Covell uses a technique called myofascial release, which utilizes gentle stretching and sustained pressure (with a minimum of a minute and a half to two minutes per area) until the body releases the restriction on its own, deep in its collagenous layer. Collagen is like plastic – once you stretch it beyond a certain point, it will maintain the new length. With this technique, the body may spontaneously move as the restriction releases, something practitioners call “unwinding.”
Blatman says there are some key myofascial techniques you can do on your own that are just as crucial as help from the pros. Self-myofascial release requires a tool, such as a tennis ball, to reach trigger points and break through restrictions. Manufacturers have created numerous devices – including foam rollers and knob-ended handheld massagers – to allow people to work on their own myofascial issues. The key to self-care, says Blatman, is learning where your trigger points are and using the tools regularly, followed by stretching, to keep pain at bay.
“Stretching the fascia is the cure for myofascial pain,” he says. “Myofascial release, trigger-point therapy, massage therapy, acupressure – they’re all ways to allow that to happen. Once you work out restrictions, you’ll be stronger, your endurance will be greater, and your pain is going to decrease. Plus, your flexibility is going to be improved, so your chance for future injury will be less.”
The Cost of a Cure
Health insurance plans typically don’t cover myofascial work unless a physician or physical therapist provides the treatment. Your costs will depend on what kind of myofascial-release work you choose, the practitioner (prices will vary according to market forces) and how many treatments you receive. Of course, for minor pain and discomfort, self-myofascial-release techniques are the least expensive.

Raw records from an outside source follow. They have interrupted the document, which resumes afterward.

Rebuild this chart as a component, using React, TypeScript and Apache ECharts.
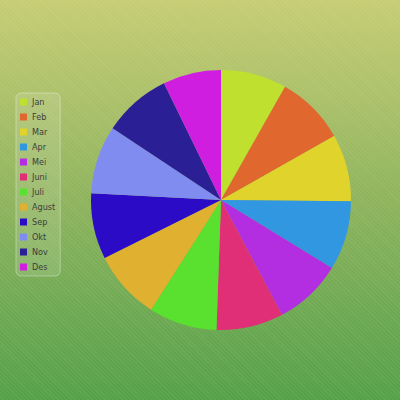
import React, { useEffect, useRef } from "react";
import * as echarts from "echarts";

const months = ["Jan", "Feb", "Mar", "Apr", "Mei", "Juni", "Juli", "Agust", "Sep", "Okt", "Nov", "Des"];
const values = [29.5, 31, 30, 31, 30.5, 30, 30.5, 31, 29.5, 30.5, 30.5, 26];
const colors = [
  "#bfe02f", "#e0682f", "#e0d42c", "#3097e0", "#b22ee0", "#e02f76",
  "#5ae02f", "#e0b030", "#2c0bc7", "#808cf0", "#2a1f95", "#cf1ee0",
];

export default function App() {
  const ref = useRef<HTMLDivElement>(null);
  useEffect(() => {
    if (!ref.current) return;
    const chart = echarts.init(ref.current, null, { renderer: "svg" });
    chart.setOption({
      animation: false,
      backgroundColor: "transparent",
      color: colors,
      legend: {
        orient: "vertical",
        left: 16,
        top: 93,
        itemWidth: 7,
        itemHeight: 7,
        itemGap: 5,
        itemTextGap: 3,
        padding: [4, 5, 4, 4],
        icon: "rect",
        backgroundColor: "rgba(255,255,255,0.12)",
        borderColor: "rgba(255,255,255,0.35)",
        borderWidth: 1,
        borderRadius: 5,
        textStyle: {
          color: "#3c3c3c",
          fontSize: 9,
          lineHeight: 10,
          fontFamily: "'DejaVu Sans Condensed', 'Liberation Sans Narrow', 'DejaVu Sans', sans-serif",
        },
        data: months,
      },
      series: [
        {
          type: "pie",
          center: [221, 200],
          radius: 130,
          startAngle: 90,
          clockwise: true,
          label: { show: false },
          labelLine: { show: false },
          emphasis: { disabled: true },
          data: months.map((m, i) => ({ name: m, value: values[i] })),
        },
      ],
    });
    return () => chart.dispose();
  }, []);
  return (
    <div
      style={{
        position: "fixed",
        left: 0,
        top: 0,
        width: 400,
        height: 400,
        background:
          "repeating-linear-gradient(45deg, rgba(255,255,255,0) 0px, rgba(255,255,255,0) 2px, rgba(255,255,255,0.06) 2px, rgba(255,255,255,0.06) 3px), linear-gradient(180deg, #c6cd74 0%, #8fb45e 50%, #55a14a 100%)",
      }}
    >
      <div ref={ref} style={{ width: 400, height: 400 }} />
    </div>
  );
}
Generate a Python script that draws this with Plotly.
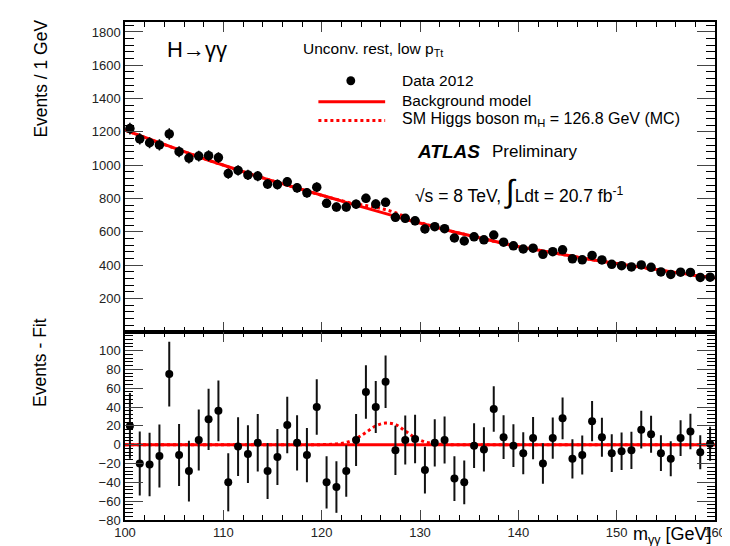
import plotly.graph_objects as go
from plotly.subplots import make_subplots

# ---------------- data ----------------
MASS = [100.5 + i for i in range(60)]          # bin centres, 1 GeV bins
MASS_LO, MASS_HI = 100.0, 160.0

DATA_EVENTS = [
    1220, 1158, 1135, 1122, 1188, 1081, 1043, 1055, 1057, 1046,
    950, 969, 942, 935, 887, 884, 900, 864, 834, 868,
    771, 749, 749, 766, 801, 767, 777, 687, 681, 666,
    617, 631, 619, 563, 545, 570, 552, 581, 538, 516,
    497, 502, 465, 481, 492, 438, 432, 458, 431, 405,
    397, 389, 401, 387, 359, 344, 358, 356, 326, 328,
]

# background model at 100, each bin centre, 160
BKG_EDGE_LO, BKG_EDGE_HI = 1211, 323
BKG_MODEL = [
    1200, 1178, 1156, 1134, 1113, 1092, 1071, 1050, 1030, 1010,
    990, 971, 952, 933, 915, 897, 879, 862, 845, 828,
    811, 794, 777, 761, 745, 727, 710, 693, 676, 660,
    644, 629, 614, 599, 585, 571, 557, 543, 530, 517,
    506, 495, 485, 474, 464, 453, 443, 433, 423, 414,
    404, 395, 385, 376, 368, 359, 351, 342, 334, 327,
]

# SM Higgs (mH = 126.8 GeV) signal expectation on the same grid
HIGGS_SIGNAL = [
    0, 0, 0, 0, 0, 0, 0, 0, 0, 0,
    0, 0, 0, 0, 0, 0, 0, 0, 0, 0,
    0.2, 0.8, 2.5, 6.5, 13, 20, 23, 21.5, 14.5, 7.5,
    3, 1, 0.3, 0, 0, 0, 0, 0, 0, 0,
    0, 0, 0, 0, 0, 0, 0, 0, 0, 0,
    0, 0, 0, 0, 0, 0, 0, 0, 0, 0,
]

TOP_YTICKS = [200, 400, 600, 800, 1000, 1200, 1400, 1600, 1800]
BOT_YTICKS = [-80, -60, -40, -20, 0, 20, 40, 60, 80, 100]
XTICKS = [100, 110, 120, 130, 140, 150, 160]

# ---------------- derived ----------------
curve_x = [MASS_LO] + MASS + [MASS_HI]
bkg_curve = [BKG_EDGE_LO] + BKG_MODEL + [BKG_EDGE_HI]
sig_curve = [0] + HIGGS_SIGNAL + [0]
bkg_plus_sig = [b + s for b, s in zip(bkg_curve, sig_curve)]
zero_curve = [b - b for b in bkg_curve]
data_err = [d ** 0.5 for d in DATA_EVENTS]
resid = [d - b for d, b in zip(DATA_EVENTS, BKG_MODEL)]

FONT = "Liberation Sans, Arial, Helvetica, sans-serif"
RED = "#ff0000"

W, H = 730, 546
L, R, T, B = 117, 12, 12, 34
PW, PH = W - L - R, H - T - B
SPLIT = 323  # pixel row of the boundary between panels


def X(px):
    return (px - L) / PW


def Y(py):
    return (H - B - py) / PH


fig = make_subplots(rows=2, cols=1, shared_xaxes=False, vertical_spacing=0)

# top panel
fig.add_trace(go.Scatter(x=curve_x, y=bkg_plus_sig, mode="lines",
                         line=dict(color=RED, width=3, dash="dot", shape="spline"),
                         showlegend=False, hoverinfo="skip"), row=1, col=1)
fig.add_trace(go.Scatter(x=curve_x, y=bkg_curve, mode="lines",
                         line=dict(color=RED, width=3),
                         showlegend=False), row=1, col=1)
fig.add_trace(go.Scatter(x=MASS, y=DATA_EVENTS, mode="markers",
                         marker=dict(color="black", size=9.5),
                         error_y=dict(type="data", array=data_err, color="black",
                                      thickness=1.5, width=0),
                         showlegend=False), row=1, col=1)

# bottom panel
fig.add_trace(go.Scatter(x=curve_x, y=sig_curve, mode="lines",
                         line=dict(color=RED, width=3, dash="dot", shape="spline"),
                         showlegend=False, hoverinfo="skip"), row=2, col=1)
fig.add_trace(go.Scatter(x=curve_x, y=zero_curve, mode="lines",
                         line=dict(color=RED, width=3),
                         showlegend=False), row=2, col=1)
fig.add_trace(go.Scatter(x=MASS, y=resid, mode="markers",
                         marker=dict(color="black", size=8),
                         error_y=dict(type="data", array=data_err, color="#111",
                                      thickness=2, width=0),
                         showlegend=False), row=2, col=1)

bot_frac = Y(SPLIT)

axis_common = dict(showline=True, linecolor="black", linewidth=1.5, mirror="allticks",
                   ticks="inside", showgrid=False, zeroline=False,
                   tickfont=dict(family=FONT, size=13, color="#222"))

fig.update_xaxes(range=[MASS_LO, MASS_HI], tickvals=XTICKS, ticklen=10,
                 minor=dict(ticks="inside", dtick=2, ticklen=5, tickcolor="black"),
                 **axis_common)
fig.update_xaxes(showticklabels=False, row=1, col=1)
fig.update_xaxes(showticklabels=True, row=2, col=1)

fig.update_yaxes(range=[0, 1860], tickvals=TOP_YTICKS, ticklen=18,
                 minor=dict(ticks="inside", dtick=40, ticklen=9, tickcolor="black"),
                 **axis_common, row=1, col=1)
fig.update_yaxes(range=[-80, 120], tickvals=BOT_YTICKS, ticklen=18,
                 minor=dict(ticks="inside", dtick=4, ticklen=8, tickcolor="black"),
                 **axis_common, row=2, col=1)

fig.update_layout(
    width=W, height=H,
    margin=dict(l=L, r=R, t=T, b=B),
    paper_bgcolor="white", plot_bgcolor="white",
    font=dict(family=FONT, color="black"),
    showlegend=False,
    yaxis=dict(domain=[bot_frac, 1.0]),
    yaxis2=dict(domain=[0.0, bot_frac]),
)

ann = []


def text(px, py, s, size, xanchor="left", angle=0, yanchor="middle"):
    ann.append(dict(x=X(px), y=Y(py), xref="paper", yref="paper", text=s,
                    showarrow=False, xanchor=xanchor, yanchor=yanchor,
                    textangle=angle, font=dict(family=FONT, size=size, color="black")))


text(158, 40, "H→γγ", 22)
text(296, 40, "Unconv. rest, low p<sub>Tt</sub>", 15.5)
text(397, 71, "Data 2012", 15.5)
text(397, 91, "Background model", 15.5)
text(397, 110, "SM Higgs boson m<sub>H</sub> = 126.8 GeV (MC)", 16)
text(412, 142, "<b><i>ATLAS</i></b>", 19)
text(489, 142, "Preliminary", 17)
text(410, 182, "√s = 8 TeV, <span style='font-size:32px'>∫</span>Ldt = 20.7 fb<sup>-1</sup>", 17.5)
text(31, 8, "Events / 1 GeV", 17.5, xanchor="center", angle=-90, yanchor="top")
text(31, 307, "Events - Fit", 17.5, xanchor="center", angle=-90, yanchor="top")
text(717, 528, "m<sub>γγ</sub> [GeV]", 18, xanchor="right")
fig.update_layout(annotations=ann)

r = 4.5
shapes = [
    dict(type="circle", xref="paper", yref="paper",
         x0=X(347 - r), x1=X(347 + r), y0=Y(71 + r), y1=Y(71 - r),
         fillcolor="black", line=dict(color="black", width=0)),
    dict(type="line", xref="paper", yref="paper", x0=X(314), x1=X(382),
         y0=Y(92), y1=Y(92), line=dict(color=RED, width=3)),
    dict(type="line", xref="paper", yref="paper", x0=X(314), x1=X(382),
         y0=Y(111), y1=Y(111), line=dict(color=RED, width=3, dash="dot")),
]
fig.update_layout(shapes=shapes)

fig.write_html("out.html")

Structural integration (Rolfing): Can cost between $75 and $125 per session, according to the Rolf Institute of Structural Integration in Boulder, Colo. Rolfing is often done in a 10-session series.
Myofascial Release: Industry standard is around $140 for an introductory session; often a program of sessions is recommended.
Trigger-point therapy: Sessions may last between 30 and 60 minutes and range in cost from $40 to $90.
Self-care tools: The Backnobber, TheraCane or the Knobble — for use in relieving trigger points and breaking up fascial adhesions — cost between $12 and $40 (available at www.pressurepositive.com and www.theracane.com). A hard rubber or tennis ball, or a foam roller, can also be used to the same effect.